_Direction:_
Reproduce the lines of the material exactly, excluding every image.

— BEGIN —

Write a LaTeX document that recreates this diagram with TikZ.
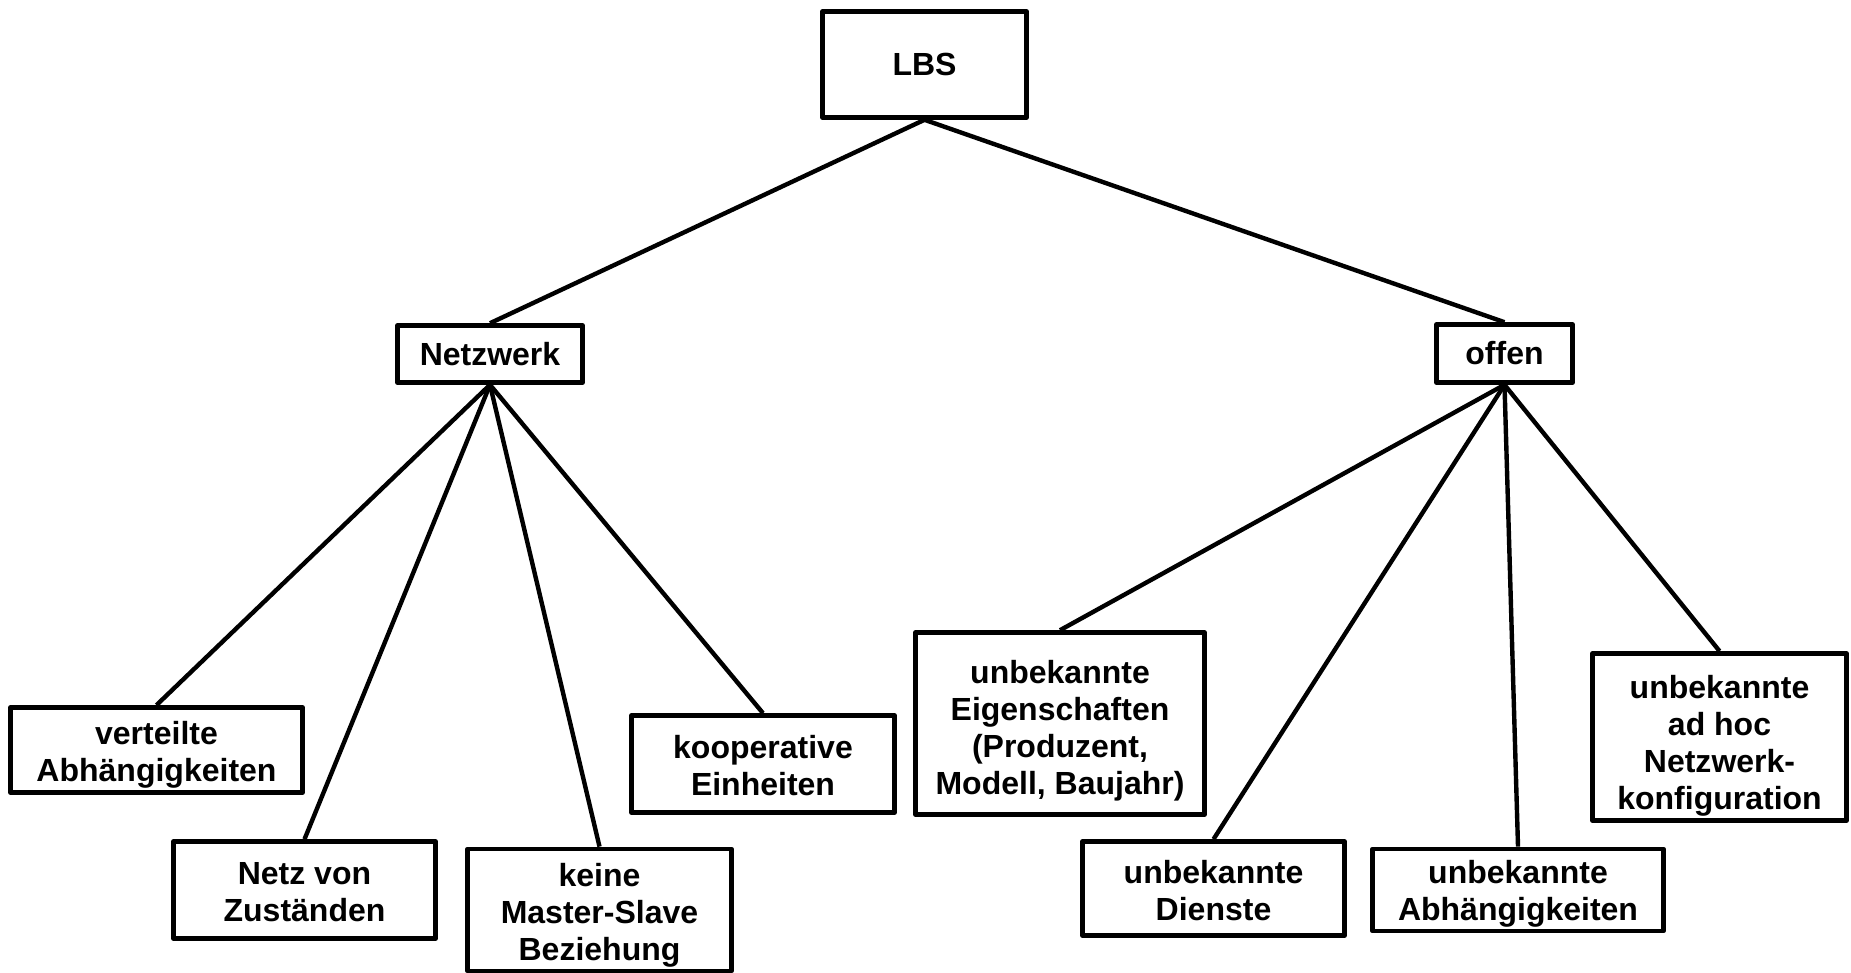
\documentclass[tikz,border=0pt]{standalone}
\usepackage{fontspec}
\setmainfont{Liberation Sans}
% centred stack of lines; the optional length adds room on top so the
% stack sits a little lower in its box
\newcommand{\stack}[2][5.6pt]{%
  \raisebox{0pt}[\dimexpr\height+#1\relax][\depth]{%
    \begin{tabular}{@{}c@{}}#2\end{tabular}}}
\begin{document}
\begin{tikzpicture}[x=0.5pt,y=-0.5pt,
  box/.style={draw, line width=2.3pt, line join=round,
    font=\bfseries\fontsize{16}{18.5}\selectfont, inner sep=0pt},
  link/.style={line width=2.2pt}]
\useasboundingbox (0,0) rectangle (1851,973);

% root
\node[box, minimum width=102pt, minimum height=53pt] (lbs) at (924.5,64.5) {LBS};

% second level
\node[box, minimum width=92.5pt, minimum height=28.5pt] (netz) at (490,354) {Netzwerk};
\node[box, minimum width=68pt, minimum height=29pt] (offen) at (1504.5,353.5) {offen};

% children of Netzwerk
\node[box, minimum width=146pt, minimum height=42.5pt] (vert) at (156.5,750) {\stack{verteilte\\Abhängigkeiten}};
\node[box, minimum width=131pt, minimum height=48.5pt] (zust) at (304.5,890) {\stack{Netz von\\Zuständen}};
\node[box, minimum width=132pt, minimum height=58.5pt] (keine) at (599.5,910) {\stack{keine\\Master-Slave\\Beziehung}};
\node[box, minimum width=131.5pt, minimum height=48.5pt] (koop) at (763,764) {\stack{kooperative\\Einheiten}};

% children of offen
\node[box, minimum width=144.5pt, minimum height=91pt] (eig) at (1060,723.5) {\stack[8.1pt]{unbekannte\\Eigenschaften\\(Produzent,\\Modell, Baujahr)}};
\node[box, minimum width=131pt, minimum height=47pt] (dien) at (1213.5,888.5) {\stack[6.1pt]{unbekannte\\Dienste}};
\node[box, minimum width=145.5pt, minimum height=40.5pt] (abh) at (1518,890) {\stack[4.1pt]{unbekannte\\Abhängigkeiten}};
\node[box, minimum width=127pt, minimum height=72.5pt] (adhoc) at (1719.5,737) {\stack[9.6pt]{unbekannte\\ad hoc\\Netzwerk-\\konfiguration}};

% connectors
\draw[link] (lbs.south) -- (netz.north);
\draw[link] (lbs.south) -- (offen.north);
\foreach \c in {vert,zust,keine,koop} \draw[link] (netz.south) -- (\c.north);
\foreach \c in {eig,dien,abh,adhoc} \draw[link] (offen.south) -- (\c.north);
\end{tikzpicture}
\end{document}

— END —

_Result of the task:_
Write a LaTeX document that recreates this diagram with TikZ.
\documentclass[tikz,border=0pt]{standalone}
\usepackage{fontspec}
\setmainfont{Liberation Sans}
% centred stack of lines; the optional length adds room on top so the
% stack sits a little lower in its box
\newcommand{\stack}[2][5.6pt]{%
  \raisebox{0pt}[\dimexpr\height+#1\relax][\depth]{%
    \begin{tabular}{@{}c@{}}#2\end{tabular}}}
\begin{document}
\begin{tikzpicture}[x=0.5pt,y=-0.5pt,
  box/.style={draw, line width=2.3pt, line join=round,
    font=\bfseries\fontsize{16}{18.5}\selectfont, inner sep=0pt},
  link/.style={line width=2.2pt}]
\useasboundingbox (0,0) rectangle (1851,973);

% root
\node[box, minimum width=102pt, minimum height=53pt] (lbs) at (924.5,64.5) {LBS};

% second level
\node[box, minimum width=92.5pt, minimum height=28.5pt] (netz) at (490,354) {Netzwerk};
\node[box, minimum width=68pt, minimum height=29pt] (offen) at (1504.5,353.5) {offen};

% children of Netzwerk
\node[box, minimum width=146pt, minimum height=42.5pt] (vert) at (156.5,750) {\stack{verteilte\\Abhängigkeiten}};
\node[box, minimum width=131pt, minimum height=48.5pt] (zust) at (304.5,890) {\stack{Netz von\\Zuständen}};
\node[box, minimum width=132pt, minimum height=58.5pt] (keine) at (599.5,910) {\stack{keine\\Master-Slave\\Beziehung}};
\node[box, minimum width=131.5pt, minimum height=48.5pt] (koop) at (763,764) {\stack{kooperative\\Einheiten}};

% children of offen
\node[box, minimum width=144.5pt, minimum height=91pt] (eig) at (1060,723.5) {\stack[8.1pt]{unbekannte\\Eigenschaften\\(Produzent,\\Modell, Baujahr)}};
\node[box, minimum width=131pt, minimum height=47pt] (dien) at (1213.5,888.5) {\stack[6.1pt]{unbekannte\\Dienste}};
\node[box, minimum width=145.5pt, minimum height=40.5pt] (abh) at (1518,890) {\stack[4.1pt]{unbekannte\\Abhängigkeiten}};
\node[box, minimum width=127pt, minimum height=72.5pt] (adhoc) at (1719.5,737) {\stack[9.6pt]{unbekannte\\ad hoc\\Netzwerk-\\konfiguration}};

% connectors
\draw[link] (lbs.south) -- (netz.north);
\draw[link] (lbs.south) -- (offen.north);
\foreach \c in {vert,zust,keine,koop} \draw[link] (netz.south) -- (\c.north);
\foreach \c in {eig,dien,abh,adhoc} \draw[link] (offen.south) -- (\c.north);
\end{tikzpicture}
\end{document}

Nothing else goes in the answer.